▶ Work to do
Quote the records exactly, starting at the first line and stopping after the line with "color='#231f20', linewidth=2.8, solid_joinstyle='round')"; skip the pictures.

Data entries:
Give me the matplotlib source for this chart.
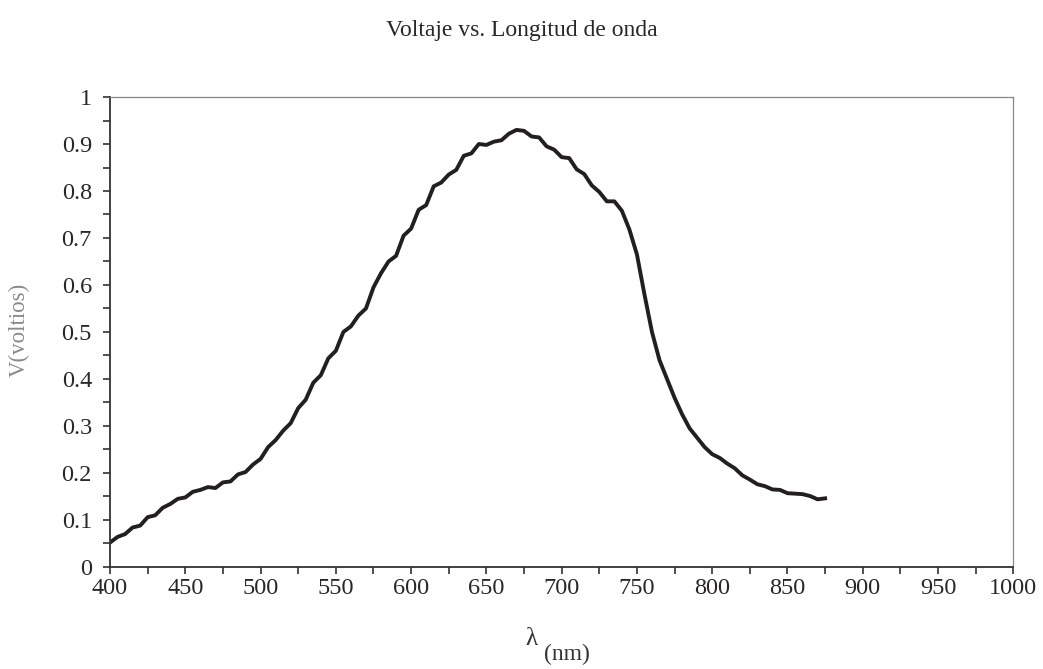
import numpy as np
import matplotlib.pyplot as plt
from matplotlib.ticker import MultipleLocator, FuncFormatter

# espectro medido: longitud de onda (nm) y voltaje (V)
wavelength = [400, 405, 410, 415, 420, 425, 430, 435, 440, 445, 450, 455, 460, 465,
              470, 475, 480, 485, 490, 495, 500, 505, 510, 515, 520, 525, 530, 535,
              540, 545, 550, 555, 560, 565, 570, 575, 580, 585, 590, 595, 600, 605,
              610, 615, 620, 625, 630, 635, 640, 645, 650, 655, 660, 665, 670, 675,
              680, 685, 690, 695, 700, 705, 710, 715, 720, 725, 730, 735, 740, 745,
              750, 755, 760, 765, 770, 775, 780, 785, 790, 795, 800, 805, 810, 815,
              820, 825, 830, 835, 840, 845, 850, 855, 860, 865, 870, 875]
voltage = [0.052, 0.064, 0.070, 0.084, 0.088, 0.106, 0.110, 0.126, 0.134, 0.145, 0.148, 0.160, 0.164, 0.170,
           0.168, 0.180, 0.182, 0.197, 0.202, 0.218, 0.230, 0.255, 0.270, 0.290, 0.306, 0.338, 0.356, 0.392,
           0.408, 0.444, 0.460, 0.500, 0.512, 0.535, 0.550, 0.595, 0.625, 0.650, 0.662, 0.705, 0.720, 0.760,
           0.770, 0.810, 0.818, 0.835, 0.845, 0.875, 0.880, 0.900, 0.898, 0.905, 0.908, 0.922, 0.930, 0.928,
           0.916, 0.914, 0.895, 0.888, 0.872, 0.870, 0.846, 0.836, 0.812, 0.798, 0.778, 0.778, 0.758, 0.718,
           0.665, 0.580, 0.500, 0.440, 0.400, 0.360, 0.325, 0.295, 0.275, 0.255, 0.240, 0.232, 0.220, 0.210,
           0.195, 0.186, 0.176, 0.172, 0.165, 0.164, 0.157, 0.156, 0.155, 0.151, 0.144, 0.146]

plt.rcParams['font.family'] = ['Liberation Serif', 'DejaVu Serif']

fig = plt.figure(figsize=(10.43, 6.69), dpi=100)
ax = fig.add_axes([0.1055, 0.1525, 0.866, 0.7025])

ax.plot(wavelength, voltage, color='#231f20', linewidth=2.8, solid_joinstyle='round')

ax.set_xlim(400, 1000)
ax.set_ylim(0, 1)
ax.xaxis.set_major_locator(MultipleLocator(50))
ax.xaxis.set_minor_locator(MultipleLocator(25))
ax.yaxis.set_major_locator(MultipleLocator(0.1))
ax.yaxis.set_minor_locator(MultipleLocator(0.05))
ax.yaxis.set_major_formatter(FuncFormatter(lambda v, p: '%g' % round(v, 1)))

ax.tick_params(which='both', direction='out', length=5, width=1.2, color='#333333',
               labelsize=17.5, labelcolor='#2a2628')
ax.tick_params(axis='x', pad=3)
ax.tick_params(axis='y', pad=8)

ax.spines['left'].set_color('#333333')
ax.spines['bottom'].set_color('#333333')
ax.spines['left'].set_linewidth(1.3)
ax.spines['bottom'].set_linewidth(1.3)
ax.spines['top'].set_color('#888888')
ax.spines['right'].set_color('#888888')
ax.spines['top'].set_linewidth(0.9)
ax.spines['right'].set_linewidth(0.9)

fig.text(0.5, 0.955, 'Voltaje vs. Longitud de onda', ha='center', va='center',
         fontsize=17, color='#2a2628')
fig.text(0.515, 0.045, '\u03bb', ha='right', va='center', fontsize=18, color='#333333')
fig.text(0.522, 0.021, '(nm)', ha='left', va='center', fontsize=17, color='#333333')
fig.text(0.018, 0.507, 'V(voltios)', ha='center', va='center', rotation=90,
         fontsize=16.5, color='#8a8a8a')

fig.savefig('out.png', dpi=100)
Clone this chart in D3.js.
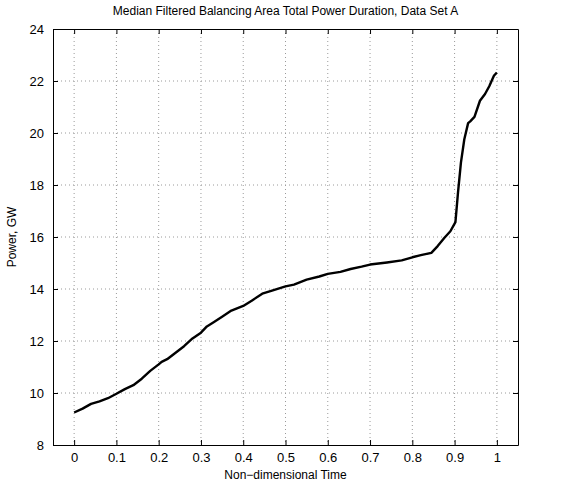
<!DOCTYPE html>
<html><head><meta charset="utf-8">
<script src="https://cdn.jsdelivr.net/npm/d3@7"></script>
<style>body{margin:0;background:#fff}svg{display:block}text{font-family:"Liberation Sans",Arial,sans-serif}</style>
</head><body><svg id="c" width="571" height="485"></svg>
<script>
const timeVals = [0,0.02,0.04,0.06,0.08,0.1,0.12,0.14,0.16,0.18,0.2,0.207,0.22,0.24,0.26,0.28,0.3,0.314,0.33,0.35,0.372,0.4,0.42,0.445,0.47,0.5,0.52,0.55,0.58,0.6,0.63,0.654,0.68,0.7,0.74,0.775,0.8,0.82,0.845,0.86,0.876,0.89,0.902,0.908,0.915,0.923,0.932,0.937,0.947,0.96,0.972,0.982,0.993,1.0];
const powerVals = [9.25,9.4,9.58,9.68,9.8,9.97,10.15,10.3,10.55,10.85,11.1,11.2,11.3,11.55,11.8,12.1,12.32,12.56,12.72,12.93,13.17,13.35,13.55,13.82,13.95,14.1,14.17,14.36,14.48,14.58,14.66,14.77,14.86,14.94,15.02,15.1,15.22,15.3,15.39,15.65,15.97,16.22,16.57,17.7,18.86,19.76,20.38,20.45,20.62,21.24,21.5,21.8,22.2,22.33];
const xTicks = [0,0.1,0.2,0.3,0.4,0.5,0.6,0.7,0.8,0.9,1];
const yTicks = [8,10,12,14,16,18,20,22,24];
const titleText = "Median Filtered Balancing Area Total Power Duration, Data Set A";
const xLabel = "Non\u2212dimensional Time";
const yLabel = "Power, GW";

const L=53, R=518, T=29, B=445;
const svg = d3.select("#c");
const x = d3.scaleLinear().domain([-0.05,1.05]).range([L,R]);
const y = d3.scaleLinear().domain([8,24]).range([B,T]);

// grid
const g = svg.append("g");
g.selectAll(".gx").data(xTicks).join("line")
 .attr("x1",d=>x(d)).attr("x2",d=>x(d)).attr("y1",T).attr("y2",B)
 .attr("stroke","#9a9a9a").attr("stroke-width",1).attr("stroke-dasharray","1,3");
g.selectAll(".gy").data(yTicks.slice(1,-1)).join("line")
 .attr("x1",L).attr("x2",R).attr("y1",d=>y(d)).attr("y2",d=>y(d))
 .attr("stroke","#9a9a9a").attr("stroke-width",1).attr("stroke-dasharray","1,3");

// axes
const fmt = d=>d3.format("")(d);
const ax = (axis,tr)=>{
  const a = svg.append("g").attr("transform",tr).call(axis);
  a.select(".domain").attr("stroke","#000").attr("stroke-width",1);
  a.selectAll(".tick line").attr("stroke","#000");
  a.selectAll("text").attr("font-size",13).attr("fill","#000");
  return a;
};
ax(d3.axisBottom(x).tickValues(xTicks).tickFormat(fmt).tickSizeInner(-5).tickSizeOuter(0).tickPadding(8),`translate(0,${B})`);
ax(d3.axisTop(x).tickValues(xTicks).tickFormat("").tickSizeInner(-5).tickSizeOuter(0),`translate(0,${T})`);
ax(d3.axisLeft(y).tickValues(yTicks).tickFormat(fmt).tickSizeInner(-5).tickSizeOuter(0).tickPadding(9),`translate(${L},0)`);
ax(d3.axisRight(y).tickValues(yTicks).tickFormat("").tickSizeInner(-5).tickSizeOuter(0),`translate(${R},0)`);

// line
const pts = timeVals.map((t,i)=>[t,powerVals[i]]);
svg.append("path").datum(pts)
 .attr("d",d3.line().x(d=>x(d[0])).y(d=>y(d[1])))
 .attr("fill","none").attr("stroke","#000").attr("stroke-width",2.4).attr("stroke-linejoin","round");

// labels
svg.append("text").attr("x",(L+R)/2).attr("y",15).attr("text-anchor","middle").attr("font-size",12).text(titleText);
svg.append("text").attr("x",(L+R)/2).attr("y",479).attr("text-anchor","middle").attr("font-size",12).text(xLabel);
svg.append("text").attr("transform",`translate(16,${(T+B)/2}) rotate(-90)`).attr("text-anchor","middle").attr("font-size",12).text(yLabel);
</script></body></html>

▶ Output
Give me the matplotlib source for this chart.
import numpy as np
import matplotlib.pyplot as plt
from matplotlib.ticker import MultipleLocator, FuncFormatter

# espectro medido: longitud de onda (nm) y voltaje (V)
wavelength = [400, 405, 410, 415, 420, 425, 430, 435, 440, 445, 450, 455, 460, 465,
              470, 475, 480, 485, 490, 495, 500, 505, 510, 515, 520, 525, 530, 535,
              540, 545, 550, 555, 560, 565, 570, 575, 580, 585, 590, 595, 600, 605,
              610, 615, 620, 625, 630, 635, 640, 645, 650, 655, 660, 665, 670, 675,
              680, 685, 690, 695, 700, 705, 710, 715, 720, 725, 730, 735, 740, 745,
              750, 755, 760, 765, 770, 775, 780, 785, 790, 795, 800, 805, 810, 815,
              820, 825, 830, 835, 840, 845, 850, 855, 860, 865, 870, 875]
voltage = [0.052, 0.064, 0.070, 0.084, 0.088, 0.106, 0.110, 0.126, 0.134, 0.145, 0.148, 0.160, 0.164, 0.170,
           0.168, 0.180, 0.182, 0.197, 0.202, 0.218, 0.230, 0.255, 0.270, 0.290, 0.306, 0.338, 0.356, 0.392,
           0.408, 0.444, 0.460, 0.500, 0.512, 0.535, 0.550, 0.595, 0.625, 0.650, 0.662, 0.705, 0.720, 0.760,
           0.770, 0.810, 0.818, 0.835, 0.845, 0.875, 0.880, 0.900, 0.898, 0.905, 0.908, 0.922, 0.930, 0.928,
           0.916, 0.914, 0.895, 0.888, 0.872, 0.870, 0.846, 0.836, 0.812, 0.798, 0.778, 0.778, 0.758, 0.718,
           0.665, 0.580, 0.500, 0.440, 0.400, 0.360, 0.325, 0.295, 0.275, 0.255, 0.240, 0.232, 0.220, 0.210,
           0.195, 0.186, 0.176, 0.172, 0.165, 0.164, 0.157, 0.156, 0.155, 0.151, 0.144, 0.146]

plt.rcParams['font.family'] = ['Liberation Serif', 'DejaVu Serif']

fig = plt.figure(figsize=(10.43, 6.69), dpi=100)
ax = fig.add_axes([0.1055, 0.1525, 0.866, 0.7025])

ax.plot(wavelength, voltage, color='#231f20', linewidth=2.8, solid_joinstyle='round')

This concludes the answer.